(Code that draws figures)
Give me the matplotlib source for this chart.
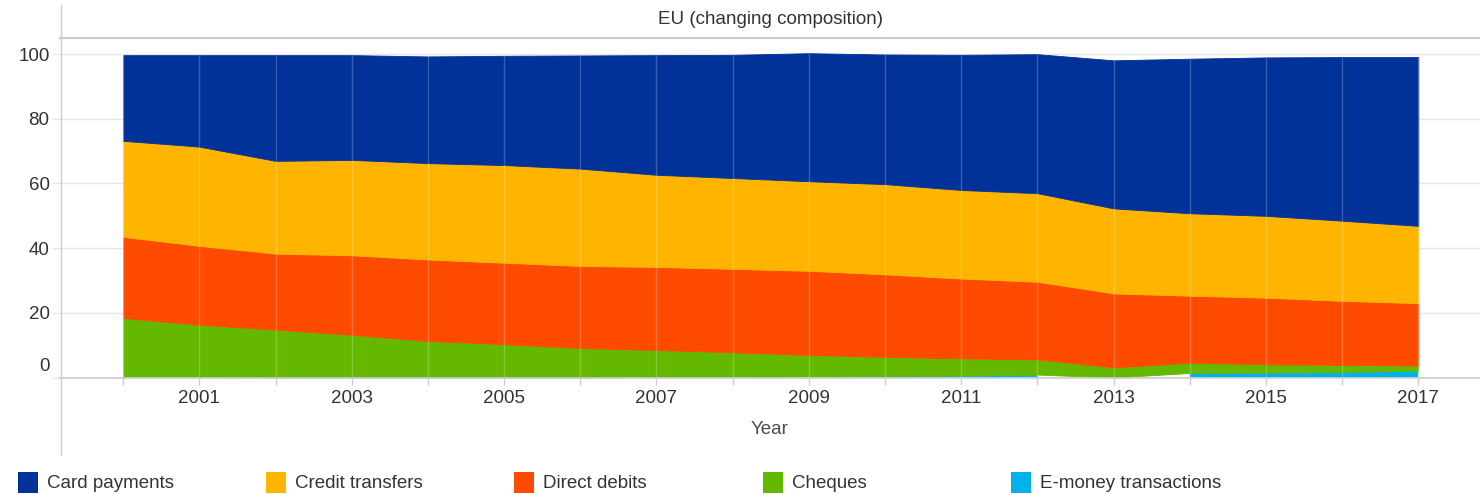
import numpy as np
import matplotlib
matplotlib.use("Agg")
import matplotlib.pyplot as plt
from matplotlib.lines import Line2D
from matplotlib.patches import Rectangle

plt.rcParams['font.family'] = ['Liberation Sans', 'DejaVu Sans']

# ---------------- data ----------------
years = list(range(2000, 2018))
emoney = [0.1, 0.1, 0.0, 0.0, 0.0, 0.0, 0.0, 0.1, 0.2, 0.3, 0.5, 0.6, 0.9,
          np.nan, 1.4, 1.5, 1.7, 2.1]
cheques = [18.3, 16.2, 14.8, 13.2, 11.3, 10.3, 9.1, 8.4, 7.6, 6.7, 5.9, 5.3, 4.7,
           3.1, 3.2, 2.6, 2.2, 1.6]
direct_debits = [25.1, 24.4, 23.5, 24.6, 25.2, 25.2, 25.4, 25.7, 25.8, 26.0, 25.5,
                 24.7, 24.0, 22.9, 20.7, 20.6, 19.8, 19.3]
credit_transfers = [29.7, 30.7, 28.7, 29.5, 29.8, 30.2, 30.1, 28.5, 28.1, 27.7, 27.9,
                    27.4, 27.4, 26.3, 25.5, 25.3, 24.8, 23.9]
card_payments = [26.5, 28.3, 32.7, 32.4, 33.0, 33.8, 35.0, 37.0, 38.1, 39.6, 40.1,
                 41.8, 43.0, 45.8, 47.8, 49.0, 50.6, 52.2]

series_names = ["Card payments", "Credit transfers", "Direct debits", "Cheques",
                "E-money transactions"]
colors = {"Card payments": "#003299", "Credit transfers": "#FFB400",
          "Direct debits": "#FF4B00", "Cheques": "#65B800",
          "E-money transactions": "#00B1EA"}
yticks = [0, 20, 40, 60, 80, 100]
xtick_labels = [str(y) if y % 2 == 1 else "" for y in years]
title = "EU (changing composition)"
xlabel = "Year"

# ---------------- figure ----------------
W, H = 1480, 494
fig = plt.figure(figsize=(W / 100, H / 100), dpi=100)
ax = fig.add_axes([60 / W, 1 - 377.5 / H, 1420 / W, (377.5 - 38) / H])
ax.set_axisbelow(True)

x = np.array(years, dtype=float)
e = np.array(emoney, dtype=float)
base = np.nan_to_num(e)
# bottom to top stacking
ax.fill_between(x, 0, e, color=colors["E-money transactions"], lw=0, zorder=1)
layers = [("Cheques", cheques), ("Direct debits", direct_debits),
          ("Credit transfers", credit_transfers), ("Card payments", card_payments)]
for name, vals in layers:
    top = base + np.array(vals, dtype=float)
    ax.fill_between(x, base, top, color=colors[name], lw=0.6,
                    edgecolor=colors[name], zorder=1)
    base = top
total = base
ax.vlines(x, 0, total, colors="white", alpha=0.22, lw=1, zorder=2)

ax.set_xlim(1999.17, 2017.81)
ax.set_ylim(0, 105)

ax.set_xticks(years)
ax.set_xticklabels(xtick_labels, fontsize=13.5, color="#333333")
ax.tick_params(axis="x", length=5, width=1, color="#cccccc", pad=4)

ax.set_yticks(yticks)
ax.set_yticklabels(["" if v == 0 else str(v) for v in yticks],
                   fontsize=13.5, color="#333333")
ax.tick_params(axis="y", length=6, width=1, color="#e6e6e6", pad=1.5)
ax.annotate(str(yticks[0]), xy=(0, yticks[0]), xycoords=("axes fraction", "data"),
            xytext=(-10, 11), textcoords="offset pixels", ha="right", va="center",
            fontsize=13.5, color="#333333")
ax.yaxis.grid(True, color="#e6e6e6", lw=1)
ax.xaxis.grid(False)

for s in ["left", "right"]:
    ax.spines[s].set_visible(False)
ax.spines["top"].set_color("#cccccc")
ax.spines["top"].set_linewidth(1.5)
ax.spines["bottom"].set_color("#cccccc")
ax.spines["bottom"].set_linewidth(1.2)

# left axis line extending beyond the plot
fig.add_artist(Line2D([60.5 / W, 60.5 / W], [1 - 5 / H, 1 - 455 / H],
                      color="#cccccc", lw=1, transform=fig.transFigure))

fig.text(770 / W, 1 - 20 / H, title, ha="center", va="center", fontsize=13.5,
         color="#333333")
fig.text(770 / W, 1 - 429 / H, xlabel, ha="center", va="center", fontsize=13.5,
         color="#4d4d4d")

# legend
leg_x = [18, 266, 514, 763, 1011]
for name, lx in zip(series_names, leg_x):
    fig.add_artist(Rectangle((lx / W, 1 - 493 / H), 20 / W, 21 / H,
                             transform=fig.transFigure, color=colors[name], lw=0))
    fig.text((lx + 29) / W, 1 - 483 / H, name, ha="left", va="center",
             fontsize=13.5, color="#333333")

fig.savefig("out.png", dpi=100)
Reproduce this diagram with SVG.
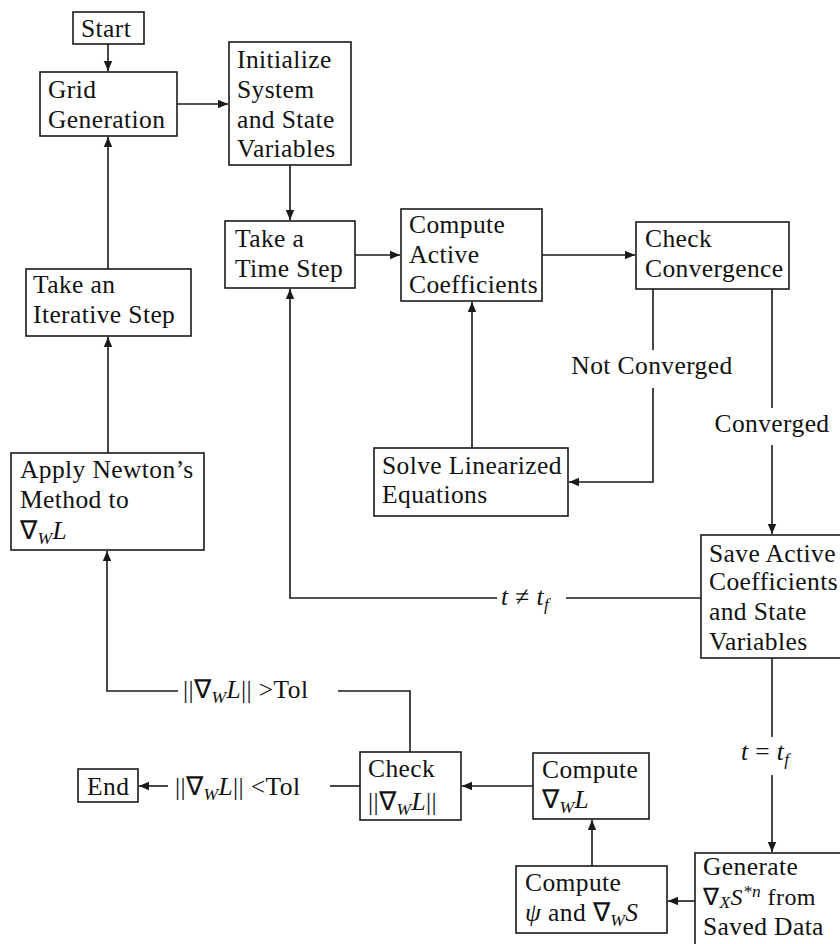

[Given request]: Restate every record exactly, please; do not copy the pictures.

[Output for this exercise]:
Give me the matplotlib source for this chart.
import numpy as np
import matplotlib
matplotlib.use("Agg")
import matplotlib.pyplot as plt
from matplotlib.lines import Line2D
from matplotlib.patches import Rectangle

plt.rcParams['font.family'] = ['Liberation Sans', 'DejaVu Sans']

# ---------------- data ----------------
years = list(range(2000, 2018))
emoney = [0.1, 0.1, 0.0, 0.0, 0.0, 0.0, 0.0, 0.1, 0.2, 0.3, 0.5, 0.6, 0.9,
          np.nan, 1.4, 1.5, 1.7, 2.1]
cheques = [18.3, 16.2, 14.8, 13.2, 11.3, 10.3, 9.1, 8.4, 7.6, 6.7, 5.9, 5.3, 4.7,
           3.1, 3.2, 2.6, 2.2, 1.6]
direct_debits = [25.1, 24.4, 23.5, 24.6, 25.2, 25.2, 25.4, 25.7, 25.8, 26.0, 25.5,
                 24.7, 24.0, 22.9, 20.7, 20.6, 19.8, 19.3]
credit_transfers = [29.7, 30.7, 28.7, 29.5, 29.8, 30.2, 30.1, 28.5, 28.1, 27.7, 27.9,
                    27.4, 27.4, 26.3, 25.5, 25.3, 24.8, 23.9]
card_payments = [26.5, 28.3, 32.7, 32.4, 33.0, 33.8, 35.0, 37.0, 38.1, 39.6, 40.1,
                 41.8, 43.0, 45.8, 47.8, 49.0, 50.6, 52.2]

series_names = ["Card payments", "Credit transfers", "Direct debits", "Cheques",
                "E-money transactions"]
colors = {"Card payments": "#003299", "Credit transfers": "#FFB400",
          "Direct debits": "#FF4B00", "Cheques": "#65B800",
          "E-money transactions": "#00B1EA"}
yticks = [0, 20, 40, 60, 80, 100]
xtick_labels = [str(y) if y % 2 == 1 else "" for y in years]
title = "EU (changing composition)"
xlabel = "Year"

# ---------------- figure ----------------
W, H = 1480, 494
fig = plt.figure(figsize=(W / 100, H / 100), dpi=100)
ax = fig.add_axes([60 / W, 1 - 377.5 / H, 1420 / W, (377.5 - 38) / H])
ax.set_axisbelow(True)

x = np.array(years, dtype=float)
e = np.array(emoney, dtype=float)
base = np.nan_to_num(e)
# bottom to top stacking
ax.fill_between(x, 0, e, color=colors["E-money transactions"], lw=0, zorder=1)
layers = [("Cheques", cheques), ("Direct debits", direct_debits),
          ("Credit transfers", credit_transfers), ("Card payments", card_payments)]
for name, vals in layers:
    top = base + np.array(vals, dtype=float)
    ax.fill_between(x, base, top, color=colors[name], lw=0.6,
                    edgecolor=colors[name], zorder=1)
    base = top
total = base
ax.vlines(x, 0, total, colors="white", alpha=0.22, lw=1, zorder=2)

ax.set_xlim(1999.17, 2017.81)
ax.set_ylim(0, 105)

ax.set_xticks(years)
ax.set_xticklabels(xtick_labels, fontsize=13.5, color="#333333")
ax.tick_params(axis="x", length=5, width=1, color="#cccccc", pad=4)

ax.set_yticks(yticks)
ax.set_yticklabels(["" if v == 0 else str(v) for v in yticks],
                   fontsize=13.5, color="#333333")
ax.tick_params(axis="y", length=6, width=1, color="#e6e6e6", pad=1.5)
ax.annotate(str(yticks[0]), xy=(0, yticks[0]), xycoords=("axes fraction", "data"),
            xytext=(-10, 11), textcoords="offset pixels", ha="right", va="center",
            fontsize=13.5, color="#333333")
ax.yaxis.grid(True, color="#e6e6e6", lw=1)
ax.xaxis.grid(False)

for s in ["left", "right"]:
    ax.spines[s].set_visible(False)
ax.spines["top"].set_color("#cccccc")
ax.spines["top"].set_linewidth(1.5)
ax.spines["bottom"].set_color("#cccccc")
ax.spines["bottom"].set_linewidth(1.2)

# left axis line extending beyond the plot
fig.add_artist(Line2D([60.5 / W, 60.5 / W], [1 - 5 / H, 1 - 455 / H],
                      color="#cccccc", lw=1, transform=fig.transFigure))

fig.text(770 / W, 1 - 20 / H, title, ha="center", va="center", fontsize=13.5,
         color="#333333")
fig.text(770 / W, 1 - 429 / H, xlabel, ha="center", va="center", fontsize=13.5,
         color="#4d4d4d")

# legend
leg_x = [18, 266, 514, 763, 1011]
for name, lx in zip(series_names, leg_x):
    fig.add_artist(Rectangle((lx / W, 1 - 493 / H), 20 / W, 21 / H,
                             transform=fig.transFigure, color=colors[name], lw=0))
    fig.text((lx + 29) / W, 1 - 483 / H, name, ha="left", va="center",
             fontsize=13.5, color="#333333")

fig.savefig("out.png", dpi=100)
Reproduce this diagram with SVG.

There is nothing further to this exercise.